## begin Given material

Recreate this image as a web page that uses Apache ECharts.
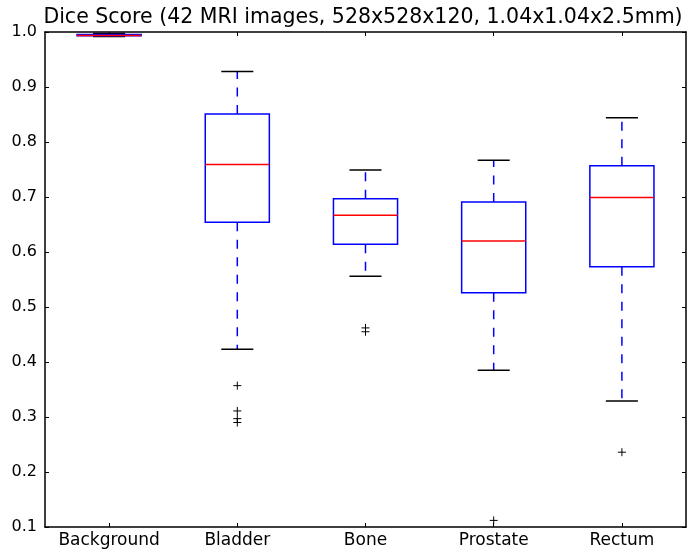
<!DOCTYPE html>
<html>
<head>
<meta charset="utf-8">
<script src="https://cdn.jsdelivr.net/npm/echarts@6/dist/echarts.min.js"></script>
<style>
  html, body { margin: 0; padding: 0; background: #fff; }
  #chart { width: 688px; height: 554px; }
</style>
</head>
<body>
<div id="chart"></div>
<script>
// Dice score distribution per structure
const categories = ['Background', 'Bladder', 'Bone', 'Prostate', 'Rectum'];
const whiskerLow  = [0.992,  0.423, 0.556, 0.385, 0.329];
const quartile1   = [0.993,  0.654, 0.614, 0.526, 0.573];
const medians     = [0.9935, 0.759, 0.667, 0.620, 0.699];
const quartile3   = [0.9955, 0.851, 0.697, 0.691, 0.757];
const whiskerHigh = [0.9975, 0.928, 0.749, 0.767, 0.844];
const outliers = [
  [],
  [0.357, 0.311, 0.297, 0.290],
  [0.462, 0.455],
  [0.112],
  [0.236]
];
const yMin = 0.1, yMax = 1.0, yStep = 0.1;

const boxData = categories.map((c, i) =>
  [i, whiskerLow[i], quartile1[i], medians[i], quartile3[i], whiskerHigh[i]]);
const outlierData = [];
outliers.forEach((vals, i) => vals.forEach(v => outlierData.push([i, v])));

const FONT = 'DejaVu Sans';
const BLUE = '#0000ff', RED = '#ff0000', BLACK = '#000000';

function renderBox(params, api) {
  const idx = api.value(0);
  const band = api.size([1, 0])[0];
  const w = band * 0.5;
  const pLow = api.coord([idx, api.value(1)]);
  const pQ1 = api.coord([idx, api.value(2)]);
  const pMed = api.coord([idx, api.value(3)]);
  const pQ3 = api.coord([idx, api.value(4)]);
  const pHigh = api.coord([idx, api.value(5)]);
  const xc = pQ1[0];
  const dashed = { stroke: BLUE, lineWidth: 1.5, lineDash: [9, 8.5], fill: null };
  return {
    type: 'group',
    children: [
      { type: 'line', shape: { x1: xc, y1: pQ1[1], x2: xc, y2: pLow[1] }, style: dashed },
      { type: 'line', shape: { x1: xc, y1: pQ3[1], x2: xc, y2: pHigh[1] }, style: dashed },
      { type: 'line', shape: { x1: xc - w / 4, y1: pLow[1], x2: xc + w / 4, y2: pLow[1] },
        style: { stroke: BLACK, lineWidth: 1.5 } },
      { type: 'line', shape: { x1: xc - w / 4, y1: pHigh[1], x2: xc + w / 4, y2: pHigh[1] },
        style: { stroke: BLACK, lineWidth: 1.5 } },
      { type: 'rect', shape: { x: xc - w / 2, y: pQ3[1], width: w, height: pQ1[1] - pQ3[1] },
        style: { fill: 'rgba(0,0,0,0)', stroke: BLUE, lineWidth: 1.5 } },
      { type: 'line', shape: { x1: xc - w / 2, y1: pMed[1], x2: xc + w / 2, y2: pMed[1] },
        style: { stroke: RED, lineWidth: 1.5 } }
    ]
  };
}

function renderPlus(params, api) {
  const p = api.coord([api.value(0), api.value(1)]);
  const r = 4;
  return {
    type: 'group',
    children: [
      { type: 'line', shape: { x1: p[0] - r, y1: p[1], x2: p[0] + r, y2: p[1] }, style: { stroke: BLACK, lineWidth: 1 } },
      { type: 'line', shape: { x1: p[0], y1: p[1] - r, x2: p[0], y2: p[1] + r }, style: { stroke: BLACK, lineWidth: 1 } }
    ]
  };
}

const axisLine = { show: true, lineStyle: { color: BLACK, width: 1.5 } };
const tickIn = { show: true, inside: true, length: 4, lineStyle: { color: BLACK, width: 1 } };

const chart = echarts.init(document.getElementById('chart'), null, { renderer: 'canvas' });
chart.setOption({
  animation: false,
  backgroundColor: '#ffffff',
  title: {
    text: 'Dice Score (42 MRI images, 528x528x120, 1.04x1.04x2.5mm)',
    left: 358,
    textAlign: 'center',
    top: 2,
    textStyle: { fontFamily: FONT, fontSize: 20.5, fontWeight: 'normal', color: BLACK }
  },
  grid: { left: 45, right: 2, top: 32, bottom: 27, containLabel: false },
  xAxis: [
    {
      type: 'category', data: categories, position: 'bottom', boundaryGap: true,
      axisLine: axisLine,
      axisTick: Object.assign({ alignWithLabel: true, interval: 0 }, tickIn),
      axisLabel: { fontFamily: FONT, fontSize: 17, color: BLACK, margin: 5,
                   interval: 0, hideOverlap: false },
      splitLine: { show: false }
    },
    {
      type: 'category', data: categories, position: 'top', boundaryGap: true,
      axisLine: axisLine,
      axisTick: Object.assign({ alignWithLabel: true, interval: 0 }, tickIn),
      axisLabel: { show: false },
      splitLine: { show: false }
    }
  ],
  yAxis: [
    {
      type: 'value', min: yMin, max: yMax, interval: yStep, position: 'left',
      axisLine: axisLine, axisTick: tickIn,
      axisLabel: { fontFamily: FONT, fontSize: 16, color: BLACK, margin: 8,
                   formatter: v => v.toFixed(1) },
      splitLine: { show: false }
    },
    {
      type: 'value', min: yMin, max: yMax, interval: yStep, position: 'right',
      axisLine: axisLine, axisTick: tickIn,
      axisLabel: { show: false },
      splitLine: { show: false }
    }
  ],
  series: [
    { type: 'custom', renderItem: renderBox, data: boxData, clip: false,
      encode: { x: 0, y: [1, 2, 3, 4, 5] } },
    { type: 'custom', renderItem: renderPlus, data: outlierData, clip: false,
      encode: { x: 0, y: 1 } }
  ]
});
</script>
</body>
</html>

## end Given material

The task
Reproduce all of the data exactly, omitting each picture it holds.

The solution
Recreate this image as a web page that uses Apache ECharts.
<!DOCTYPE html>
<html>
<head>
<meta charset="utf-8">
<script src="https://cdn.jsdelivr.net/npm/echarts@6/dist/echarts.min.js"></script>
<style>
  html, body { margin: 0; padding: 0; background: #fff; }
  #chart { width: 688px; height: 554px; }
</style>
</head>
<body>
<div id="chart"></div>
<script>
// Dice score distribution per structure
const categories = ['Background', 'Bladder', 'Bone', 'Prostate', 'Rectum'];
const whiskerLow  = [0.992,  0.423, 0.556, 0.385, 0.329];
const quartile1   = [0.993,  0.654, 0.614, 0.526, 0.573];
const medians     = [0.9935, 0.759, 0.667, 0.620, 0.699];
const quartile3   = [0.9955, 0.851, 0.697, 0.691, 0.757];
const whiskerHigh = [0.9975, 0.928, 0.749, 0.767, 0.844];
const outliers = [
  [],
  [0.357, 0.311, 0.297, 0.290],
  [0.462, 0.455],
  [0.112],
  [0.236]
];
const yMin = 0.1, yMax = 1.0, yStep = 0.1;

const boxData = categories.map((c, i) =>
  [i, whiskerLow[i], quartile1[i], medians[i], quartile3[i], whiskerHigh[i]]);
const outlierData = [];
outliers.forEach((vals, i) => vals.forEach(v => outlierData.push([i, v])));

const FONT = 'DejaVu Sans';
const BLUE = '#0000ff', RED = '#ff0000', BLACK = '#000000';

function renderBox(params, api) {
  const idx = api.value(0);
  const band = api.size([1, 0])[0];
  const w = band * 0.5;
  const pLow = api.coord([idx, api.value(1)]);
  const pQ1 = api.coord([idx, api.value(2)]);
  const pMed = api.coord([idx, api.value(3)]);
  const pQ3 = api.coord([idx, api.value(4)]);
  const pHigh = api.coord([idx, api.value(5)]);
  const xc = pQ1[0];
  const dashed = { stroke: BLUE, lineWidth: 1.5, lineDash: [9, 8.5], fill: null };
  return {
    type: 'group',
    children: [
      { type: 'line', shape: { x1: xc, y1: pQ1[1], x2: xc, y2: pLow[1] }, style: dashed },
      { type: 'line', shape: { x1: xc, y1: pQ3[1], x2: xc, y2: pHigh[1] }, style: dashed },
      { type: 'line', shape: { x1: xc - w / 4, y1: pLow[1], x2: xc + w / 4, y2: pLow[1] },
        style: { stroke: BLACK, lineWidth: 1.5 } },
      { type: 'line', shape: { x1: xc - w / 4, y1: pHigh[1], x2: xc + w / 4, y2: pHigh[1] },
        style: { stroke: BLACK, lineWidth: 1.5 } },
      { type: 'rect', shape: { x: xc - w / 2, y: pQ3[1], width: w, height: pQ1[1] - pQ3[1] },
        style: { fill: 'rgba(0,0,0,0)', stroke: BLUE, lineWidth: 1.5 } },
      { type: 'line', shape: { x1: xc - w / 2, y1: pMed[1], x2: xc + w / 2, y2: pMed[1] },
        style: { stroke: RED, lineWidth: 1.5 } }
    ]
  };
}

function renderPlus(params, api) {
  const p = api.coord([api.value(0), api.value(1)]);
  const r = 4;
  return {
    type: 'group',
    children: [
      { type: 'line', shape: { x1: p[0] - r, y1: p[1], x2: p[0] + r, y2: p[1] }, style: { stroke: BLACK, lineWidth: 1 } },
      { type: 'line', shape: { x1: p[0], y1: p[1] - r, x2: p[0], y2: p[1] + r }, style: { stroke: BLACK, lineWidth: 1 } }
    ]
  };
}

const axisLine = { show: true, lineStyle: { color: BLACK, width: 1.5 } };
const tickIn = { show: true, inside: true, length: 4, lineStyle: { color: BLACK, width: 1 } };

const chart = echarts.init(document.getElementById('chart'), null, { renderer: 'canvas' });
chart.setOption({
  animation: false,
  backgroundColor: '#ffffff',
  title: {
    text: 'Dice Score (42 MRI images, 528x528x120, 1.04x1.04x2.5mm)',
    left: 358,
    textAlign: 'center',
    top: 2,
    textStyle: { fontFamily: FONT, fontSize: 20.5, fontWeight: 'normal', color: BLACK }
  },
  grid: { left: 45, right: 2, top: 32, bottom: 27, containLabel: false },
  xAxis: [
    {
      type: 'category', data: categories, position: 'bottom', boundaryGap: true,
      axisLine: axisLine,
      axisTick: Object.assign({ alignWithLabel: true, interval: 0 }, tickIn),
      axisLabel: { fontFamily: FONT, fontSize: 17, color: BLACK, margin: 5,
                   interval: 0, hideOverlap: false },
      splitLine: { show: false }
    },
    {
      type: 'category', data: categories, position: 'top', boundaryGap: true,
      axisLine: axisLine,
      axisTick: Object.assign({ alignWithLabel: true, interval: 0 }, tickIn),
      axisLabel: { show: false },
      splitLine: { show: false }
    }
  ],
  yAxis: [
    {
      type: 'value', min: yMin, max: yMax, interval: yStep, position: 'left',
      axisLine: axisLine, axisTick: tickIn,
      axisLabel: { fontFamily: FONT, fontSize: 16, color: BLACK, margin: 8,
                   formatter: v => v.toFixed(1) },
      splitLine: { show: false }
    },
    {
      type: 'value', min: yMin, max: yMax, interval: yStep, position: 'right',
      axisLine: axisLine, axisTick: tickIn,
      axisLabel: { show: false },
      splitLine: { show: false }
    }
  ],
  series: [
    { type: 'custom', renderItem: renderBox, data: boxData, clip: false,
      encode: { x: 0, y: [1, 2, 3, 4, 5] } },
    { type: 'custom', renderItem: renderPlus, data: outlierData, clip: false,
      encode: { x: 0, y: 1 } }
  ]
});
</script>
</body>
</html>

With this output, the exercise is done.